カテゴライズすると、その枠に自分が縛られることもある。だから、あまり不安がらずに、自分の思いを泳がせてみてほしい。

「自分は男に興味がない」と思っていたら、後に素敵な男性に出会った恋をしたという人もいる。

私自身、結婚しておいておかしな話だけれど、実は、3人目の彼氏である「前夫」までは「嫉妬」という気持ちが理解できず、自分を「嫉妬しない人」だと思っていた。

そして、「好き」の度合いが、人よりも少ないので薄情で「恋愛に向かない」と思っていた。だけど、それは「自分の感情」を押し殺して生きる癖がついていただけであり、離婚後の私は、文字通り燃えるような恋をした。

33歳で初めて「恋愛」を知った。

それまでの「好き」はなんだったのかと思うほどの激しさ。恋愛の「回路」が自分にはないと思っていたが、そうではなかった。

その彼と出会って、私は初めて「自分が性的に興奮する」ということを知った。そして、その次の彼氏、続いて、今の夫。彼らに対しては強烈に恋をして、「シたい」という思いも生まれた。

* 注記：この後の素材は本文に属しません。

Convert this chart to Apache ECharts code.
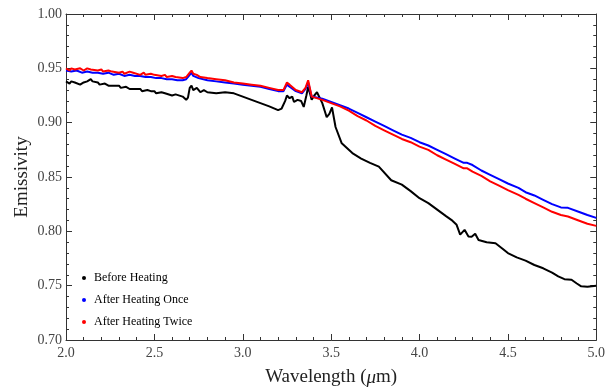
<!DOCTYPE html>
<html>
<head>
<meta charset="utf-8">
<script src="https://cdn.jsdelivr.net/npm/echarts@6/dist/echarts.min.js"></script>
<style>
	html, body { margin: 0; padding: 0; background: #fff; }
	#chart { width: 608px; height: 392px; }
</style>
</head>
<body>
<div id="chart"></div>
<script>
const seriesNames = ['Before Heating', 'After Heating Once', 'After Heating Twice']

// wavelength (um), emissivity
const beforeHeating = [
	[2.00, 0.938], [2.02, 0.936], [2.03, 0.938], [2.05, 0.937], [2.08, 0.935], [2.10, 0.937],
	[2.12, 0.938], [2.14, 0.940], [2.15, 0.938], [2.18, 0.937], [2.19, 0.935], [2.22, 0.936],
	[2.24, 0.934], [2.25, 0.935], [2.28, 0.934], [2.30, 0.934], [2.31, 0.932], [2.34, 0.933],
	[2.36, 0.931], [2.37, 0.932], [2.40, 0.931], [2.42, 0.931], [2.43, 0.929], [2.46, 0.930],
	[2.48, 0.929], [2.50, 0.929], [2.51, 0.927], [2.54, 0.928], [2.56, 0.927], [2.57, 0.927],
	[2.60, 0.925], [2.62, 0.926], [2.63, 0.925], [2.66, 0.924], [2.68, 0.921], [2.69, 0.923],
	[2.70, 0.932], [2.71, 0.934], [2.72, 0.930], [2.74, 0.932], [2.76, 0.928], [2.78, 0.930],
	[2.80, 0.928], [2.85, 0.927], [2.90, 0.928], [2.95, 0.927], [3.00, 0.924], [3.05, 0.921],
	[3.10, 0.918], [3.15, 0.915], [3.20, 0.9115], [3.22, 0.913], [3.24, 0.920], [3.25, 0.925],
	[3.265, 0.9225], [3.28, 0.924], [3.29, 0.919], [3.31, 0.921], [3.33, 0.920], [3.345, 0.9145],
	[3.36, 0.925], [3.37, 0.933], [3.39, 0.921], [3.405, 0.925], [3.42, 0.928], [3.45, 0.918],
	[3.475, 0.905], [3.49, 0.908], [3.505, 0.914], [3.515, 0.905], [3.525, 0.896], [3.56, 0.881],
	[3.60, 0.875], [3.62, 0.872], [3.67, 0.867], [3.72, 0.863], [3.77, 0.8595], [3.84, 0.847],
	[3.90, 0.843], [3.95, 0.837], [4.00, 0.8305], [4.05, 0.826], [4.10, 0.820], [4.15, 0.814],
	[4.18, 0.8106], [4.21, 0.806], [4.23, 0.797], [4.255, 0.8014], [4.277, 0.7953], [4.295, 0.795],
	[4.315, 0.7977], [4.334, 0.792], [4.38, 0.790], [4.43, 0.789], [4.47, 0.784], [4.50, 0.780],
	[4.55, 0.776], [4.60, 0.773], [4.65, 0.769], [4.70, 0.766], [4.75, 0.762], [4.785, 0.7585],
	[4.82, 0.756], [4.86, 0.7555], [4.89, 0.752], [4.915, 0.7494], [4.95, 0.749], [5.00, 0.750]
]

const afterOnce = [
	[2.00, 0.948], [2.03, 0.947], [2.06, 0.948], [2.09, 0.946], [2.12, 0.947], [2.15, 0.946],
	[2.18, 0.946], [2.21, 0.945], [2.24, 0.946], [2.27, 0.944], [2.30, 0.945], [2.33, 0.943],
	[2.36, 0.944], [2.39, 0.943], [2.42, 0.943], [2.45, 0.942], [2.48, 0.942], [2.51, 0.941],
	[2.54, 0.941], [2.57, 0.940], [2.60, 0.940], [2.63, 0.939], [2.66, 0.939], [2.68, 0.940],
	[2.70, 0.944], [2.71, 0.946], [2.72, 0.943], [2.75, 0.941], [2.80, 0.939], [2.85, 0.938],
	[2.90, 0.937], [2.95, 0.936], [3.00, 0.935], [3.05, 0.934], [3.10, 0.933], [3.15, 0.931],
	[3.20, 0.929], [3.23, 0.929], [3.25, 0.935], [3.265, 0.933], [3.276, 0.934], [3.30, 0.929],
	[3.335, 0.927], [3.355, 0.931], [3.37, 0.937], [3.39, 0.924], [3.45, 0.922], [3.50, 0.919],
	[3.55, 0.916], [3.60, 0.913], [3.65, 0.909], [3.70, 0.905], [3.75, 0.901], [3.80, 0.897],
	[3.85, 0.893], [3.90, 0.889], [3.95, 0.886], [4.00, 0.882], [4.05, 0.879], [4.10, 0.875],
	[4.15, 0.871], [4.20, 0.867], [4.25, 0.863], [4.27, 0.863], [4.30, 0.861], [4.35, 0.856],
	[4.40, 0.852], [4.45, 0.848], [4.50, 0.844], [4.56, 0.840], [4.60, 0.836], [4.65, 0.833],
	[4.70, 0.829], [4.75, 0.825], [4.80, 0.822], [4.84, 0.8216], [4.90, 0.818], [4.95, 0.815],
	[5.00, 0.8124]
]

const afterTwice = [
	[2.00, 0.950], [2.02, 0.948], [2.03, 0.950], [2.05, 0.949], [2.08, 0.950], [2.10, 0.948],
	[2.12, 0.950], [2.14, 0.949], [2.15, 0.950], [2.18, 0.948], [2.20, 0.949], [2.21, 0.947],
	[2.24, 0.948], [2.26, 0.947], [2.27, 0.948], [2.30, 0.946], [2.32, 0.947], [2.33, 0.945],
	[2.36, 0.947], [2.38, 0.946], [2.39, 0.946], [2.42, 0.944], [2.44, 0.946], [2.45, 0.944],
	[2.48, 0.945], [2.50, 0.944], [2.51, 0.945], [2.54, 0.943], [2.56, 0.944], [2.57, 0.942],
	[2.60, 0.943], [2.62, 0.942], [2.63, 0.943], [2.66, 0.941], [2.68, 0.942], [2.70, 0.946],
	[2.71, 0.948], [2.72, 0.945], [2.74, 0.944], [2.76, 0.942], [2.80, 0.941], [2.85, 0.940],
	[2.90, 0.939], [2.95, 0.937], [3.00, 0.936], [3.05, 0.935], [3.10, 0.934], [3.15, 0.932],
	[3.20, 0.930], [3.23, 0.930], [3.25, 0.937], [3.265, 0.935], [3.276, 0.936], [3.30, 0.930],
	[3.335, 0.928], [3.355, 0.932], [3.37, 0.939], [3.39, 0.924], [3.45, 0.921], [3.50, 0.918],
	[3.55, 0.915], [3.60, 0.911], [3.65, 0.906], [3.70, 0.902], [3.75, 0.897], [3.80, 0.893],
	[3.85, 0.889], [3.90, 0.885], [3.95, 0.882], [4.00, 0.878], [4.05, 0.875], [4.10, 0.870],
	[4.15, 0.866], [4.20, 0.862], [4.25, 0.858], [4.27, 0.858], [4.30, 0.855], [4.35, 0.851],
	[4.40, 0.846], [4.45, 0.842], [4.50, 0.838], [4.56, 0.8335], [4.60, 0.830], [4.65, 0.826],
	[4.70, 0.822], [4.75, 0.818], [4.80, 0.815], [4.84, 0.8136], [4.90, 0.810], [4.95, 0.807],
	[5.00, 0.805]
]

const colors = ['#000000', '#0000ff', '#ff0000']
const font = '"Liberation Serif", "DejaVu Serif", serif'
const frameColor = '#333'
const labelColor = '#444'

const node = document.getElementById('chart')
const myChart = echarts.init(node)

const tickStyle = {
	axisLine: { show: true, lineStyle: { color: frameColor, width: 1 } },
	axisTick: { show: true, inside: true, length: 6, lineStyle: { color: frameColor } },
	minorTick: { show: true, splitNumber: 5, length: 3, lineStyle: { color: frameColor } },
	splitLine: { show: false }
}

const option = {
	animation: false,
	color: colors,
	grid: { left: 66, right: 10, top: 14, bottom: 52, containLabel: false },
	legend: {
		data: seriesNames,
		orient: 'vertical',
		left: 77,
		top: 266,
		icon: 'circle',
		itemWidth: 10,
		itemHeight: 4,
		itemGap: 8,
		textStyle: { fontFamily: font, fontSize: 12, color: '#000', lineHeight: 14 }
	},
	xAxis: [
		{
			type: 'value',
			min: 2,
			max: 5,
			interval: 0.5,
			...tickStyle,
			axisLabel: {
				fontFamily: font, fontSize: 14, color: labelColor, margin: 6,
				formatter: v => v.toFixed(1)
			},
			name: '{n|Wavelength (}{i|μ}{n|m)}',
			nameLocation: 'middle',
			nameGap: 28,
			nameMoveOverlap: false,
			nameTextStyle: {
				rich: {
					n: { fontFamily: font, fontSize: 19, color: '#222' },
					i: { fontFamily: font, fontSize: 19, color: '#222', fontStyle: 'italic' }
				}
			}
		},
		{
			type: 'value',
			position: 'top',
			min: 2,
			max: 5,
			interval: 0.5,
			...tickStyle,
			axisLabel: { show: false }
		}
	],
	yAxis: [
		{
			type: 'value',
			min: 0.7,
			max: 1.0,
			interval: 0.05,
			...tickStyle,
			axisLabel: {
				fontFamily: font, fontSize: 14, color: labelColor, margin: 4,
				formatter: v => v.toFixed(2)
			},
			name: 'Emissivity',
			nameLocation: 'middle',
			nameGap: 34,
			nameMoveOverlap: false,
			nameTextStyle: { fontFamily: font, fontSize: 19, color: '#222' }
		},
		{
			type: 'value',
			position: 'right',
			min: 0.7,
			max: 1.0,
			interval: 0.05,
			...tickStyle,
			axisLabel: { show: false }
		}
	],
	series: [
		{ name: seriesNames[0], type: 'line', data: beforeHeating, showSymbol: false, lineStyle: { width: 2 }, z: 3 },
		{ name: seriesNames[1], type: 'line', data: afterOnce, showSymbol: false, lineStyle: { width: 2 }, z: 4 },
		{ name: seriesNames[2], type: 'line', data: afterTwice, showSymbol: false, lineStyle: { width: 2 }, z: 5 }
	]
}

myChart.setOption(option)
</script>
</body>
</html>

女の性的欲求は「時間」と「相手の魅力」に大きく左右される

自然発生的に興奮しやすい男性と違って、女は、すぐにはエロエロしたいと思えるようにできている訳じゃないと、私は思う。

奥の方に閉まっておいて、大切な相手にだけ花開くようにできているのではないだろうか。でなければ、不安感や寂しさから、簡単に相手に身を委ねることになってしまうのではないだろうか。

カテゴライズして安心できるのなら、安心してもいいと思うよ。
だけどね、「性的欲求」が育つかもしれないとだけ、知ってもらえたら、もっと柔軟に生きやすくなると、私は思う。

自分のことって意外に知らない。変化を恐れず、しなやかに生きるためにも、自分の中にある「たね」が育つのをゆっくり待ってみてはいかがだろうか。